The sooner that we all accept that investing appropriately in analytics infrastructure is critical, the sooner we can actually know what works. Only then will we have real guidance on what to do instead of basing our budgets -- and careers -- on hunches, confirmation bias, and the like.



Matthew Anthony
Matthew Anthony January 2, 2013 at 5:16 PM

Sione -

Yes, a great example. Though I would settle for a basic understanding of scientific principles like experimental design, hypothesis testing, principles of causality, etc. Right now, our industry is still in the grips of "lies, damned lies, and statistics" where most of what's trumpeted out there as knowledge is simply data dredging or misuse of terminology that's aimed 100% at promoting their own business (whether or not that's helping the advertiser). For those in our industry using terms like "causation", "incremental value", etc., I would surely hope they've read the extensive literature from Rubin et al stretching back to the 1970s, and the principles therein .. if not, then they really have no business using those terms.
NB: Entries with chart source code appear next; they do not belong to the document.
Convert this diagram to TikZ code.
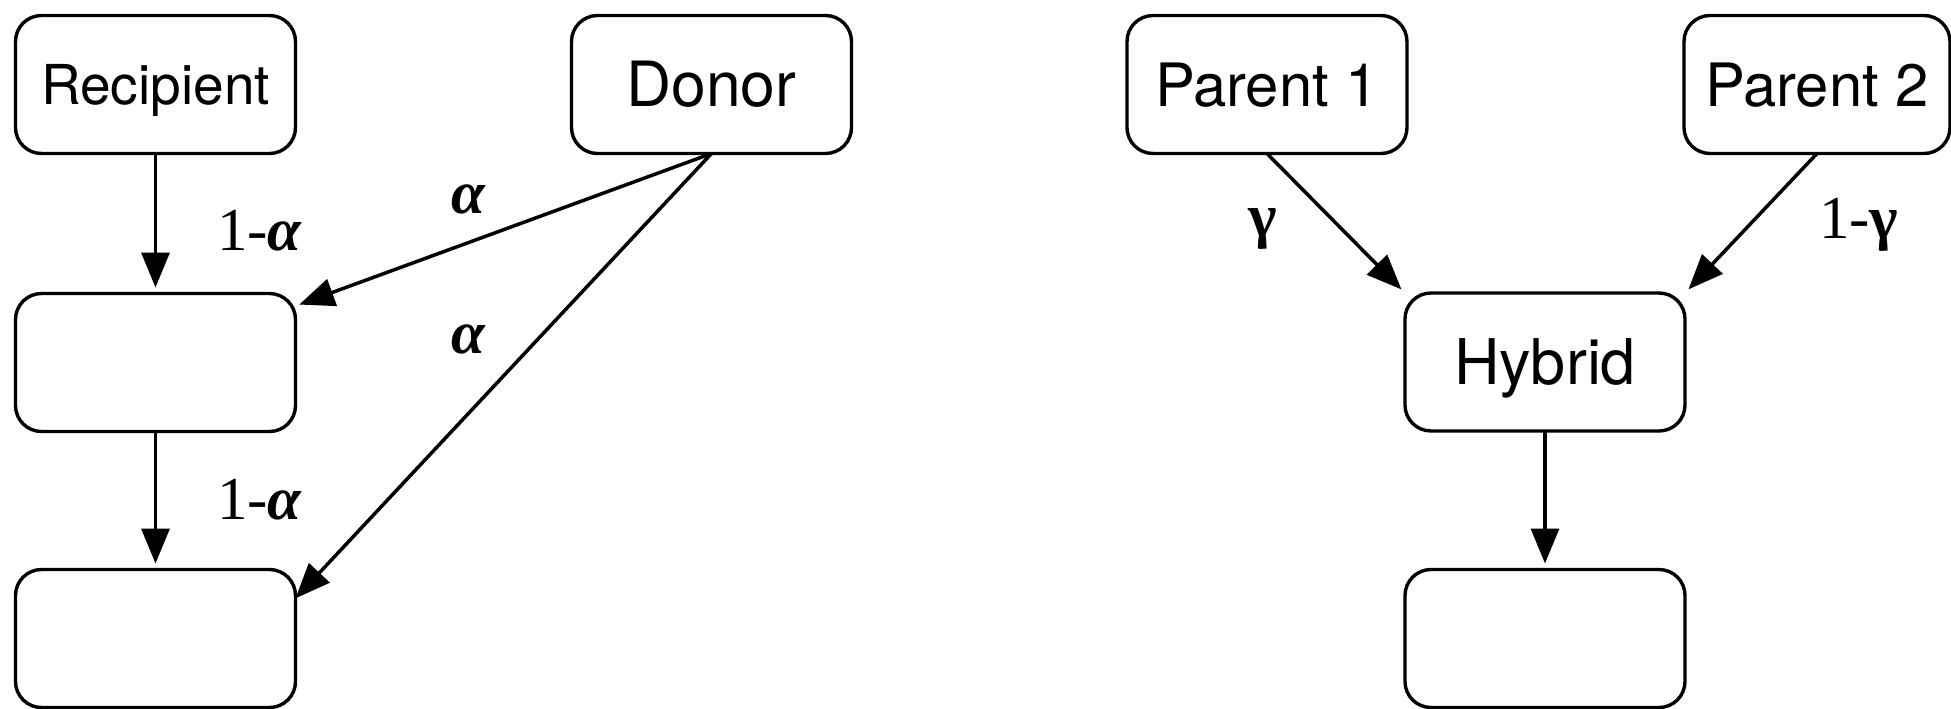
\documentclass[tikz,border=0pt]{standalone}
\usepackage{fontspec}
\setmainfont{TeX Gyre Heros}
\newfontfamily\weightfont{Liberation Serif}
\usetikzlibrary{arrows.meta}
\begin{document}
\begin{tikzpicture}[x=0.5pt,y=-0.5pt,
  box/.style={draw, line width=1.7pt, rounded corners=13pt,
    minimum width=140pt, minimum height=69pt,
    inner sep=0pt, outer sep=0pt, text depth=0pt},
  flow/.style={line width=1.75pt, -{Triangle[length=17.5pt,width=14pt]}},
  weight/.style={anchor=base west, inner sep=0pt, outer sep=0pt,
    font=\weightfont\fontsize{30.5pt}{31pt}\selectfont}]
\useasboundingbox (0,0) rectangle (1951,708);

% left: recipient / donor lineage
\node[box, font=\fontsize{27.5pt}{29pt}\selectfont, text height=19.8pt] (rec) at (155.5,84.5) {Recipient};
\node[box, font=\fontsize{31.2pt}{33pt}\selectfont, text height=22.4pt] (don) at (711.5,84.5) {Donor};
\node[box] (mid) at (155.5,362.5) {};
\node[box] (bot) at (155.5,638.5) {};

\draw[flow, shorten >=3pt] (rec.south) -- (mid.north);
\draw[flow, shorten >=3pt] (mid.south) -- (bot.north);
\draw[flow, shorten >=2pt] (don.south) -- (mid.22);
\draw[flow] (don.south) -- (bot.16);

\node[weight] (w1) at (217,250) {1-{\bfseries\itshape α}};
\node[weight] (w2) at (217,519) {1-{\bfseries\itshape α}};
\node[weight] (w3) at (451,213) {{\bfseries\itshape α}};
\node[weight] (w4) at (451,353) {{\bfseries\itshape α}};

% right: hybridisation of two parents
\node[box, font=\fontsize{29.9pt}{31pt}\selectfont, text height=21.5pt] (pa) at (1267,84.5) {Parent 1};
\node[box, minimum width=133pt, font=\fontsize{29.9pt}{31pt}\selectfont, text height=21.5pt] (pb) at (1817,84.5) {Parent 2};
\node[box, font=\fontsize{31.5pt}{33pt}\selectfont, text height=22.7pt] (hyb) at (1545,362) {Hybrid};
\node[box] (hbot) at (1545,638.5) {};

\draw[flow, shorten >=2.5pt] (pa.south) -- (hyb.north west);
\draw[flow, shorten >=2.5pt] (pb.south) -- (hyb.north east);
\draw[flow, shorten >=3pt] (hyb.south) -- (hbot.north);

\node[weight] (w5) at (1248,236) {{\bfseries γ}};
\node[weight] (w6) at (1819,238) {1-{\bfseries γ}};
\end{tikzpicture}
\end{document}
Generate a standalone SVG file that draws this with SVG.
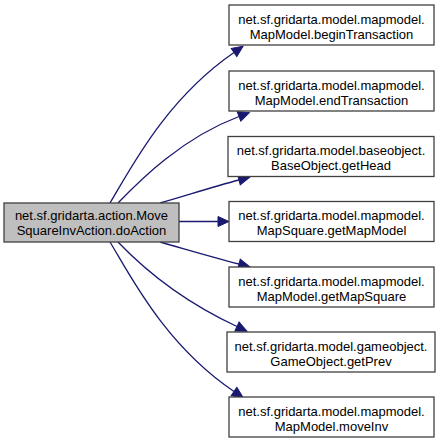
<svg xmlns="http://www.w3.org/2000/svg" width="443" height="444" viewBox="0 0 443 444">
<defs>
<style>
.node rect{fill:#ffffff;stroke:#404040;stroke-width:1.3}
.node.main rect{fill:#bfbfbf}
.node text{font-family:"Liberation Sans",Arial,sans-serif;font-size:13px;fill:#000;text-anchor:middle}
.edges path{fill:none;stroke:#191970;stroke-width:1.3}
</style>
<marker id="arr" markerUnits="userSpaceOnUse" markerWidth="12" markerHeight="12" refX="0" refY="0" viewBox="0 -6 12 12" orient="auto" overflow="visible">
<path d="M0,-5 L11,0 L0,5 z" fill="#191970" stroke="#191970" stroke-width="1"/>
</marker>
</defs>
<rect width="443" height="444" fill="#ffffff"/>
<g class="edges">
<path d="M110,203 C130,170 165,100 234,52.5" marker-end="url(#arr)"/>
<path d="M118,203 C140,180 182,138 239,116.5" marker-end="url(#arr)"/>
<path d="M160,203 C185,196 212,187 239,180" marker-end="url(#arr)"/>
<path d="M179,221.5 L218,221.5" marker-end="url(#arr)"/>
<path d="M160,242 C185,249 212,257 239,264" marker-end="url(#arr)"/>
<path d="M118,242 C140,265 180,300 237,326.5" marker-end="url(#arr)"/>
<path d="M110,242 C130,275 165,345 234,391.5" marker-end="url(#arr)"/>
</g>
<g id="node-main" class="node main">
<rect x="4" y="203" width="175" height="39"/>
<text x="91.5" y="220">net.sf.gridarta.action.Move</text>
<text x="91.5" y="235">SquareInvAction.doAction</text>
</g>
<g id="node-beginTransaction" class="node">
<rect x="229" y="5" width="205" height="40"/>
<text x="331.5" y="23.5">net.sf.gridarta.model.mapmodel.</text>
<text x="331.5" y="38.5">MapModel.beginTransaction</text>
</g>
<g id="node-endTransaction" class="node">
<rect x="229" y="71" width="205" height="40"/>
<text x="331.5" y="89.5">net.sf.gridarta.model.mapmodel.</text>
<text x="331.5" y="104.5">MapModel.endTransaction</text>
</g>
<g id="node-getHead" class="node">
<rect x="228" y="136.5" width="206" height="40"/>
<text x="331" y="155">net.sf.gridarta.model.baseobject.</text>
<text x="331" y="170">BaseObject.getHead</text>
</g>
<g id="node-getMapModel" class="node">
<rect x="229" y="201.5" width="205" height="40"/>
<text x="331.5" y="220">net.sf.gridarta.model.mapmodel.</text>
<text x="331.5" y="235">MapSquare.getMapModel</text>
</g>
<g id="node-getMapSquare" class="node">
<rect x="229" y="267" width="205" height="40"/>
<text x="331.5" y="285.5">net.sf.gridarta.model.mapmodel.</text>
<text x="331.5" y="300.5">MapModel.getMapSquare</text>
</g>
<g id="node-getPrev" class="node">
<rect x="227" y="332" width="208" height="40"/>
<text x="331" y="350.5">net.sf.gridarta.model.gameobject.</text>
<text x="331" y="365.5">GameObject.getPrev</text>
</g>
<g id="node-moveInv" class="node">
<rect x="229" y="397" width="205" height="40"/>
<text x="331.5" y="415.5">net.sf.gridarta.model.mapmodel.</text>
<text x="331.5" y="430.5">MapModel.moveInv</text>
</g>
</svg>
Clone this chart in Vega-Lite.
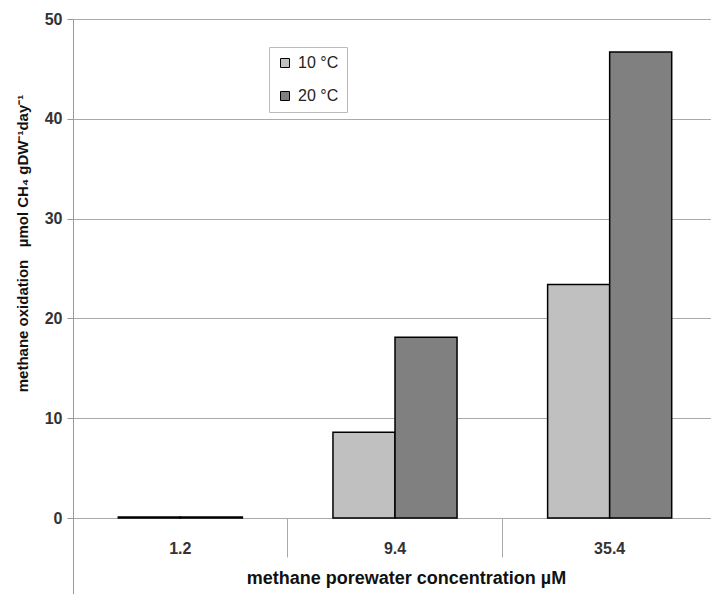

It will take a while for more rigorous science & math to really penetrate the industry - simply bc there is too much ego and profit that depends on the current less-than-scientific way that lots of things are done. But we believe that advertisers' need for truly optimized business strategies to better deploy their budgets is going to force the industry to adopt better principles in analysis in the long run - and we're developing the technology, staff, and knowledgebase to service this need today for those who are ready for it.

Sione Palu
Sione Palu November 18, 2012 at 1:18 PM

Mathew, yes advanced algorithms & mathematics had been pouring out of academic publications over the last decade even today, new ones keep appearing in the literature. The oldest mathematical techniques that I'm aware of that has caught the attention of data-analysts & researchers of today is more than 100 years old. This technique is called "Tensor Calculus" also known as "Tensor Vector" which first surfaced in early 1890s. The meaning of tensor is multi-dimensional (dimension of more than 2). The flat surface of a dining table is 2D (x & y), while a rectangular box is 3D (x, y & z). Tensor of 2 modes (or 2D) is what statisticians/mathematicians call a matrix (data is represented by a row-by-column). Tensor of 3 modes (or 3D) data is row-by-column-by-depth. There's tesnor of 4 modes, 5 modes, 6 modes or more, which depends on the data that the analyst has collected and want to analysed. Einstein popularized tensor mathematics when he proposed & published his GTR (general theory of relativity) in early 1910 decade (1913). This is the reason that science fiction writers are fascinated with phrases as "hyper-space" or "multi-dimensional-space" because Einstein's GTR is derived using tensor calculus in which tensor itself is a multi-mode (multi-dimensional) concept.

Einstein made space-time as a 4D tensor (x, y, z, t) which is the 3 spatial coordinates plus the 1 time coordinate. We can't visualize what a 4D tensor is like, since human senses can only sense 3D. After Einstein brought forward the idea of tensor in his GTR, then tensor mathematics went to sleep in the next 50/60 years or so. It started re-appearing in the late 1960s with new algorithms but sparingly. Tensor researches & publications had resurfaced in the last 10 years or so with vengeance mostly from statistics, engineering, computing, neuro-science, data-mining & machine learning, communities. Tensor can play a huge role in marketing of today because marketing data can be multi-mode (multi-dimensional).

The data structure for analytics of today is still pre-dominantly 2D (ie, rows-by-columns). However, there are times that the data to be analyzed is more than just a matrix (rows-by-columns). It can be 3D or more, such as the data shown in the following paper (see link below), which is 3D of the spending (households by weeks by stores), with each tensor entry indicating the total number of dollars spent by a household in the corresponding store visit on a specific week. ["Simultaneous Co-segmentation and Predictive Modeling for Large, Temporal Marketing Data"] and download here : []. I'm not aware of any commercial analytic tool that has made tensor analysis capability available, but I'm sure that it won't be too long before it does.